(Source code of charts)
===============

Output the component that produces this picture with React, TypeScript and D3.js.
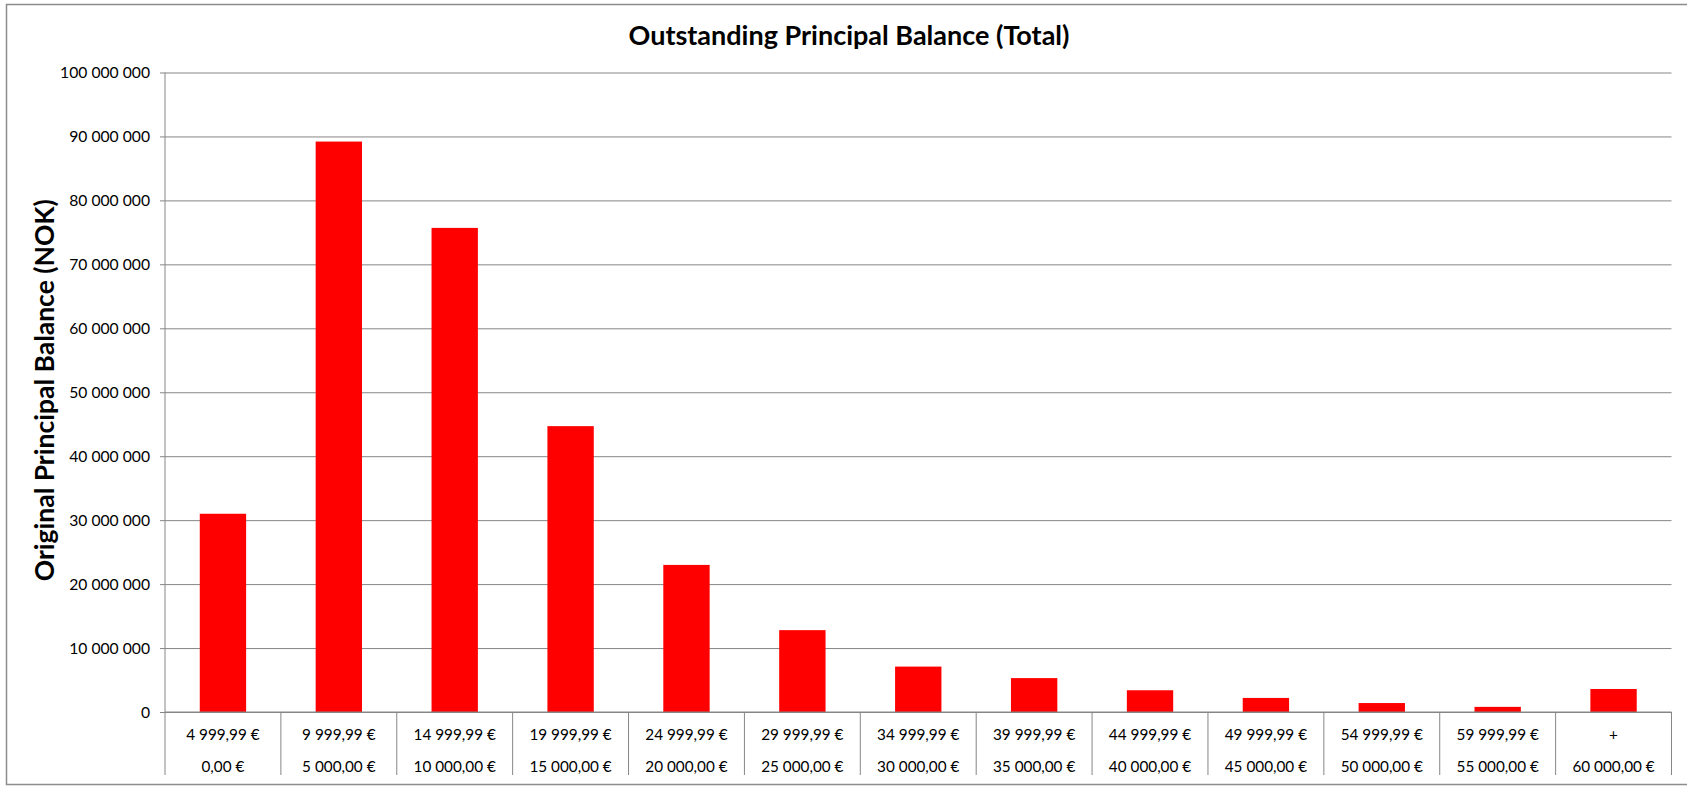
import React, { useEffect, useRef } from 'react';
import * as d3 from 'd3';

// Loan size buckets (upper bound on first row, lower bound on second row)
const bucketUpper = [
    '4 999,99 €', '9 999,99 €', '14 999,99 €', '19 999,99 €', '24 999,99 €',
    '29 999,99 €', '34 999,99 €', '39 999,99 €', '44 999,99 €', '49 999,99 €',
    '54 999,99 €', '59 999,99 €', '+',
];
const bucketLower = [
    '0,00 €', '5 000,00 €', '10 000,00 €', '15 000,00 €', '20 000,00 €',
    '25 000,00 €', '30 000,00 €', '35 000,00 €', '40 000,00 €', '45 000,00 €',
    '50 000,00 €', '55 000,00 €', '60 000,00 €',
];
const balances = [
    31000000, 89200000, 75700000, 44700000, 23000000, 12800000, 7100000,
    5300000, 3400000, 2200000, 1400000, 800000, 3600000,
];
const yTicks = [0, 10000000, 20000000, 30000000, 40000000, 50000000, 60000000, 70000000, 80000000, 90000000, 100000000];

const TITLE = 'Outstanding Principal Balance (Total)';
const Y_TITLE = 'Original Principal Balance (NOK)';

const W = 1687;
const H = 787;
const FONT = 'Lato, "Open Sans", sans-serif';

const App = () => {
    const svgRef = useRef(null);

    useEffect(() => {
        document.body.style.margin = '0';
        const svg = d3.select(svgRef.current);
        svg.selectAll('*').remove();

        const margin = { top: 72.5, right: 15.5, bottom: 75, left: 165 };
        const width = W - margin.left - margin.right;
        const height = H - margin.top - margin.bottom;

        const nok = d3.formatLocale({ decimal: ',', thousands: ' ', grouping: [3], currency: ['', ' €'] }).format(',');

        // Outer chart frame (runs off the right edge like the original)
        svg.append('rect')
            .attr('x', 6.5)
            .attr('y', 4.5)
            .attr('width', W + 10)
            .attr('height', 780)
            .attr('fill', '#fff')
            .attr('stroke', '#8c8c8c')
            .attr('stroke-width', 1.5);

        const g = svg.append('g').attr('transform', `translate(${margin.left},${margin.top})`);

        const idx = bucketUpper.map((_, i) => i);
        const x = d3.scaleBand<number>().domain(idx).range([0, width]).paddingInner(0.6).paddingOuter(0.3);
        const y = d3.scaleLinear().domain([0, 100000000]).range([height, 0]);
        const step = x.step();

        // Grid lines + y axis
        const yAxis = d3.axisLeft(y)
            .tickValues(yTicks)
            .tickSize(-width)
            .tickPadding(10)
            .tickFormat(d => nok(d as number));

        const ya = g.append('g').call(yAxis);
        ya.select('.domain').remove();
        ya.selectAll('line').attr('stroke', '#868686').attr('x1', -5);
        ya.selectAll('text')
            .attr('font-family', FONT)
            .attr('font-size', 15.7)
            .attr('fill', '#000')
            .attr('x', -15);

        g.append('line')
            .attr('x1', 0).attr('x2', 0)
            .attr('y1', 0).attr('y2', height)
            .attr('stroke', '#868686');

        // Bars
        g.selectAll('rect.bar')
            .data(balances)
            .join('rect')
            .attr('class', 'bar')
            .attr('x', (_, i) => x(i))
            .attr('y', d => y(d))
            .attr('width', x.bandwidth())
            .attr('height', d => height - y(d))
            .attr('fill', '#ff0000');

        // Category axis: baseline, dividers and two-row labels
        const xa = g.append('g').attr('transform', `translate(0,${height})`);
        xa.append('line')
            .attr('x1', 0).attr('x2', width)
            .attr('stroke', '#868686');
        xa.selectAll('line.div')
            .data(d3.range(bucketUpper.length + 1))
            .join('line')
            .attr('class', 'div')
            .attr('x1', i => i * step).attr('x2', i => i * step)
            .attr('y1', 0).attr('y2', 63)
            .attr('stroke', '#868686');

        xa.selectAll('text.up')
            .data(bucketUpper)
            .join('text')
            .attr('class', 'up')
            .attr('x', (_, i) => x(i) + x.bandwidth() / 2)
            .attr('y', 28)
            .attr('text-anchor', 'middle')
            .attr('font-family', FONT)
            .attr('font-size', 15.3)
            .text(d => d);

        xa.selectAll('text.low')
            .data(bucketLower)
            .join('text')
            .attr('class', 'low')
            .attr('x', (_, i) => x(i) + x.bandwidth() / 2)
            .attr('y', 60)
            .attr('text-anchor', 'middle')
            .attr('font-family', FONT)
            .attr('font-size', 15.3)
            .text(d => d);

        // Titles
        svg.append('text')
            .attr('x', 849)
            .attr('y', 45)
            .attr('text-anchor', 'middle')
            .attr('font-family', FONT)
            .attr('font-weight', 'bold')
            .attr('font-size', 27)
            .text(TITLE);

        svg.append('text')
            .attr('transform', `translate(54,${margin.top + height / 2 - 2}) rotate(-90)`)
            .attr('text-anchor', 'middle')
            .attr('font-family', FONT)
            .attr('font-weight', 'bold')
            .attr('font-size', 26.5)
            .text(Y_TITLE);
    }, []);

    return (
        <div style={{ position: 'absolute', left: 0, top: 0, width: W, height: H, background: '#fff' }}>
            <svg ref={svgRef} width={W} height={H} aria-label="Outstanding principal balance bar chart"></svg>
        </div>
    );
};

export default App;
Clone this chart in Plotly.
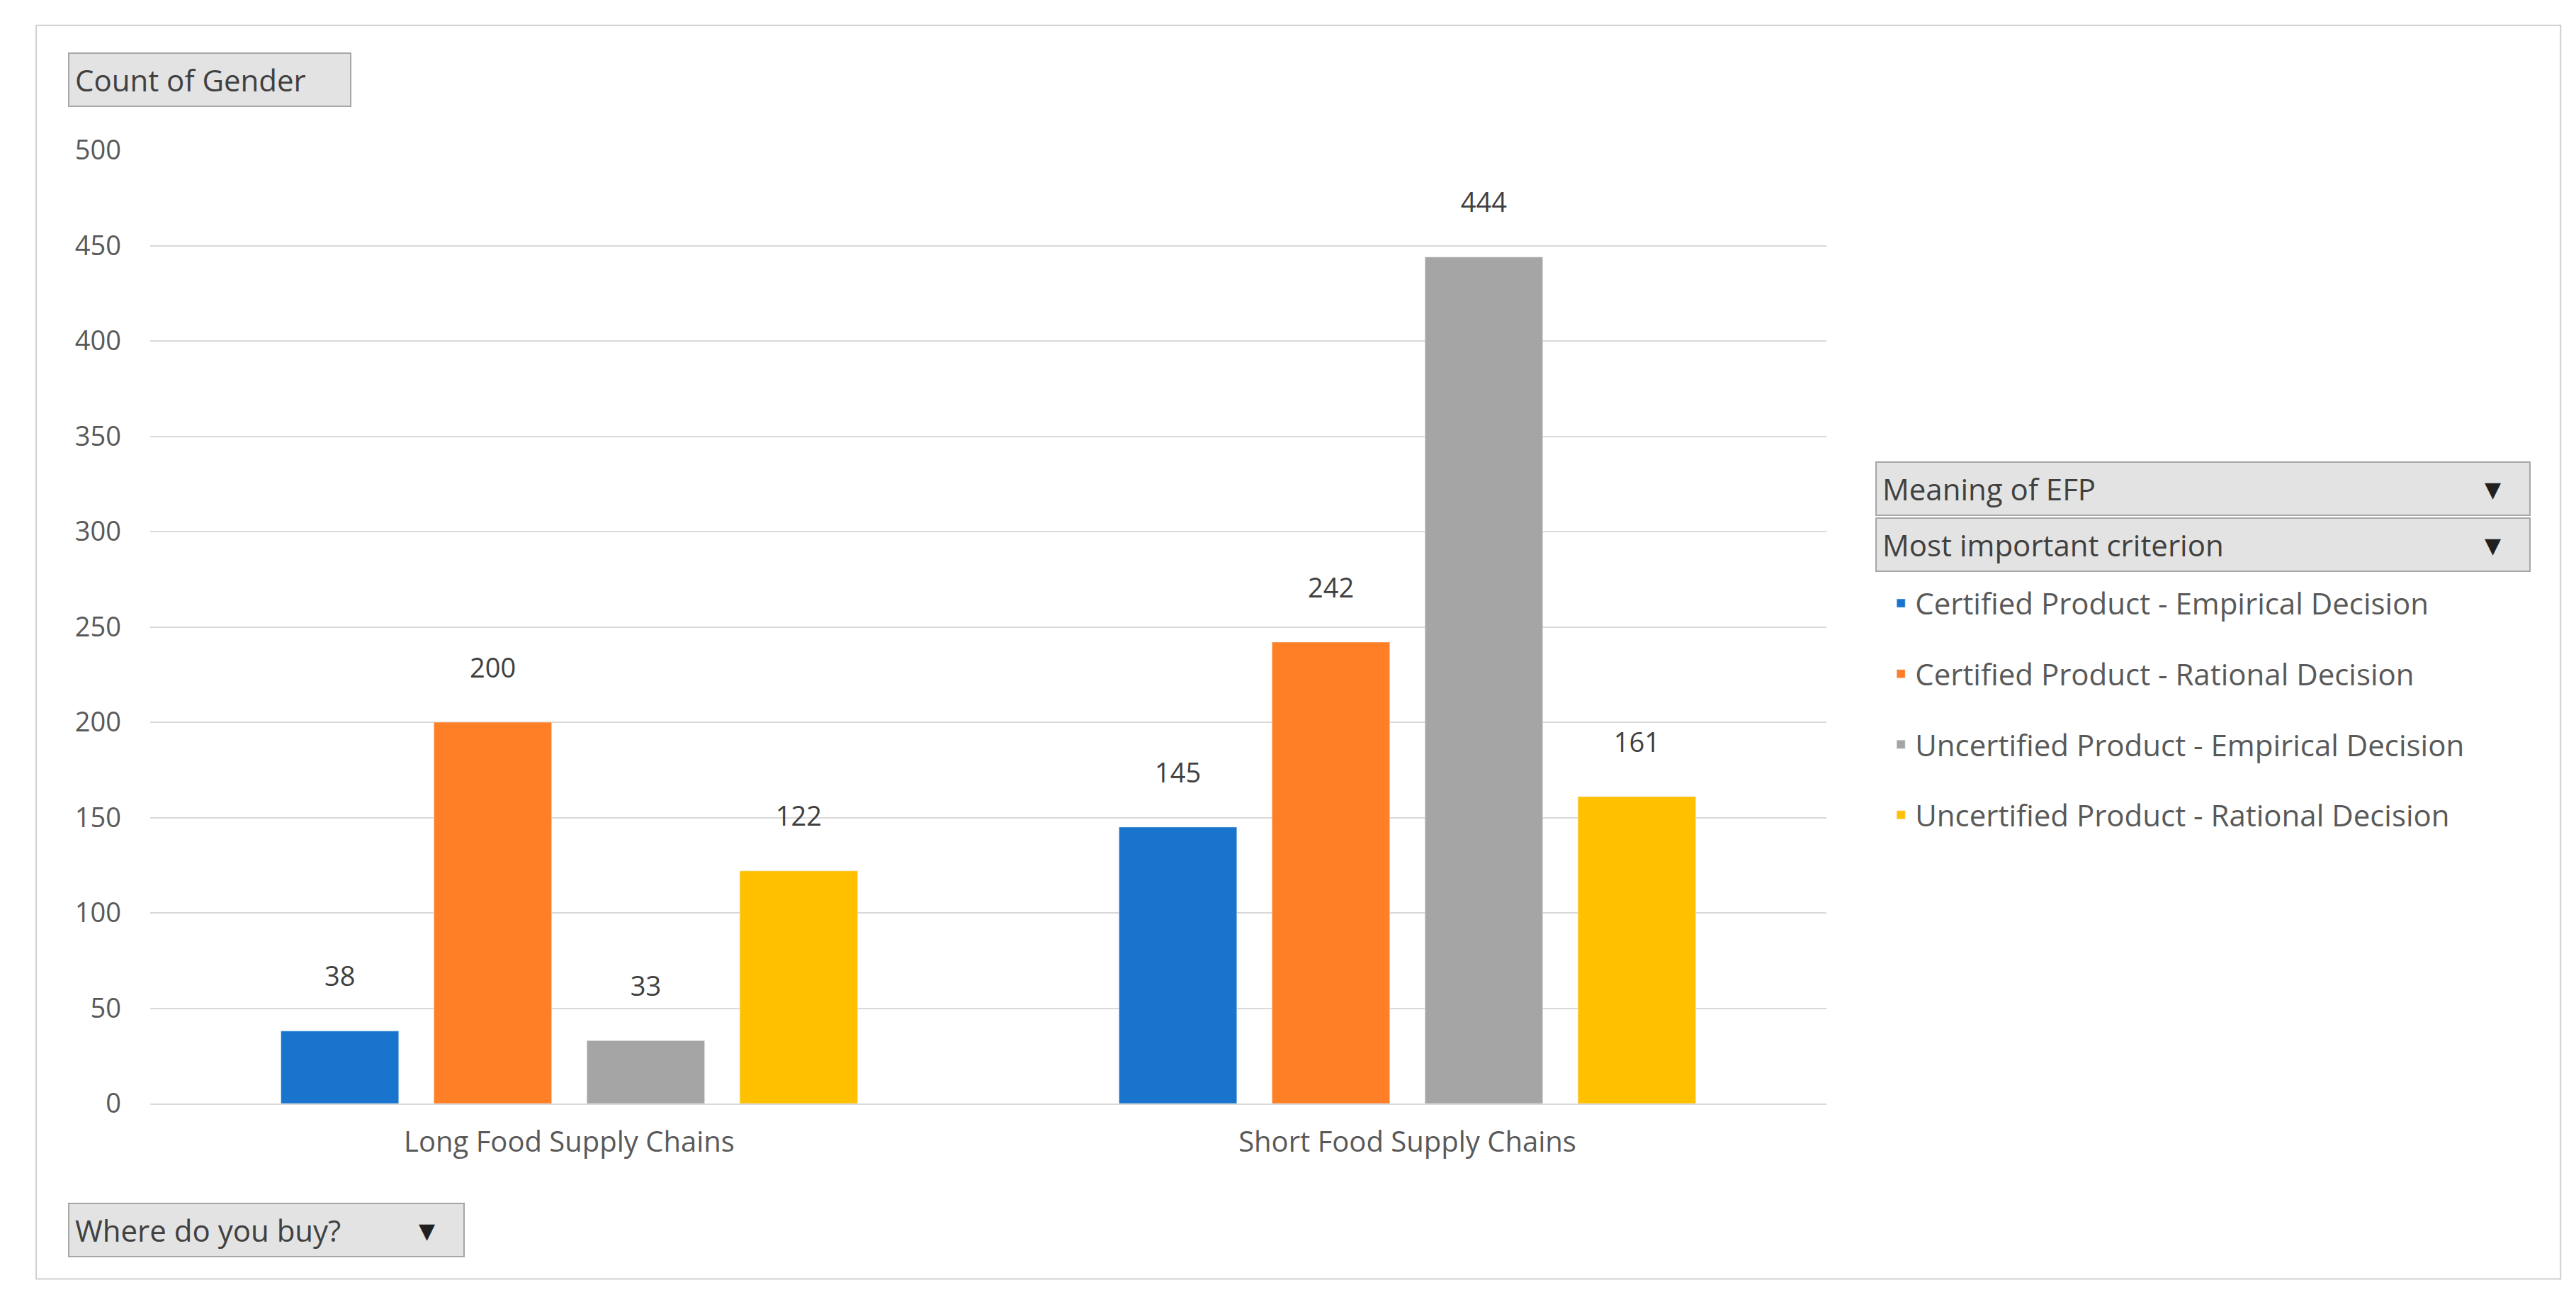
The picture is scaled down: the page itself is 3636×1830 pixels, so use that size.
import plotly.graph_objects as go

categories = ["Long Food Supply Chains", "Short Food Supply Chains"]
series_names = ["Certified Product - Empirical Decision", "Certified Product - Rational Decision",
                "Uncertified Product - Empirical Decision", "Uncertified Product - Rational Decision"]
series_values = [[38, 145], [200, 242], [33, 444], [122, 161]]
colors = ["#1874CD", "#FF7F27", "#A5A5A5", "#FFC000"]
y_ticks = [0, 50, 100, 150, 200, 250, 300, 350, 400, 450, 500]

fig = go.Figure()
for i, (n, v) in enumerate(zip(series_names, series_values)):
    fig.add_bar(x=categories, y=v, name=n, marker_color=colors[i],
                text=[f"{t}<br> " for t in v],
                textposition="outside", textfont=dict(size=38, color="#404040"),
                cliponaxis=False, legendgroup=str(i))

font = "Segoe UI, Open Sans, DejaVu Sans"
fig.update_layout(
    width=3636, height=1830, paper_bgcolor="white", plot_bgcolor="white",
    margin=dict(l=204, r=1066, t=204, b=281),
    font=dict(family=font, color="#595959", size=38),
    barmode="group", bargap=0.27, bargroupgap=0.23,
    uniformtext=dict(minsize=38, mode="show"),
    yaxis=dict(range=[0, 500], tickvals=y_ticks, gridcolor="#D9D9D9", gridwidth=2,
               zeroline=False, showline=False, tickfont=dict(size=38), ticklabelstandoff=40),
    xaxis=dict(showline=True, linecolor="#D9D9D9", linewidth=2, tickfont=dict(size=40),
               ticklabelstandoff=18),
    legend=dict(x=1.036, y=0.55, xanchor="left", yanchor="top", font=dict(size=42),
                tracegroupgap=42, itemwidth=30),
    showlegend=True,
)

def button(text, x, y, w, arrow=False):
    fig.add_annotation(xref="paper", yref="paper", x=x, y=y, xanchor="left", yanchor="middle",
                       text=text, showarrow=False, align="left",
                       width=w, bgcolor="#E3E3E3", bordercolor="#A6A6A6", borderwidth=2,
                       borderpad=8, font=dict(size=42, color="#404040"))
    if arrow:
        fig.add_annotation(xref="paper", yref="paper", x=x + (w - 20) / 2366, y=y,
                           xanchor="right", yanchor="middle", text="▼", showarrow=False,
                           font=dict(size=30, color="#202020"))

button("Count of Gender", -0.049, 1.074, 380)
button("Where do you buy?", -0.049, -0.133, 540, True)
button("Meaning of EFP", 1.029, 0.645, 905, True)
button("Most important criterion", 1.029, 0.586, 905, True)

fig.add_shape(type="rect", xref="paper", yref="paper", x0=-0.068, x1=1.438, y0=-0.184, y1=1.131,
              line=dict(color="#D0D0D0", width=2))

fig.write_html("out.html")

===============

→ **Requirement**
Start at the first line of the records and write out everything up to and including the line containing "import * as d3 from 'd3';". No pictures.

→ **Written answer**
Output the component that produces this picture with React, TypeScript and D3.js.
import React, { useEffect, useRef } from 'react';
import * as d3 from 'd3';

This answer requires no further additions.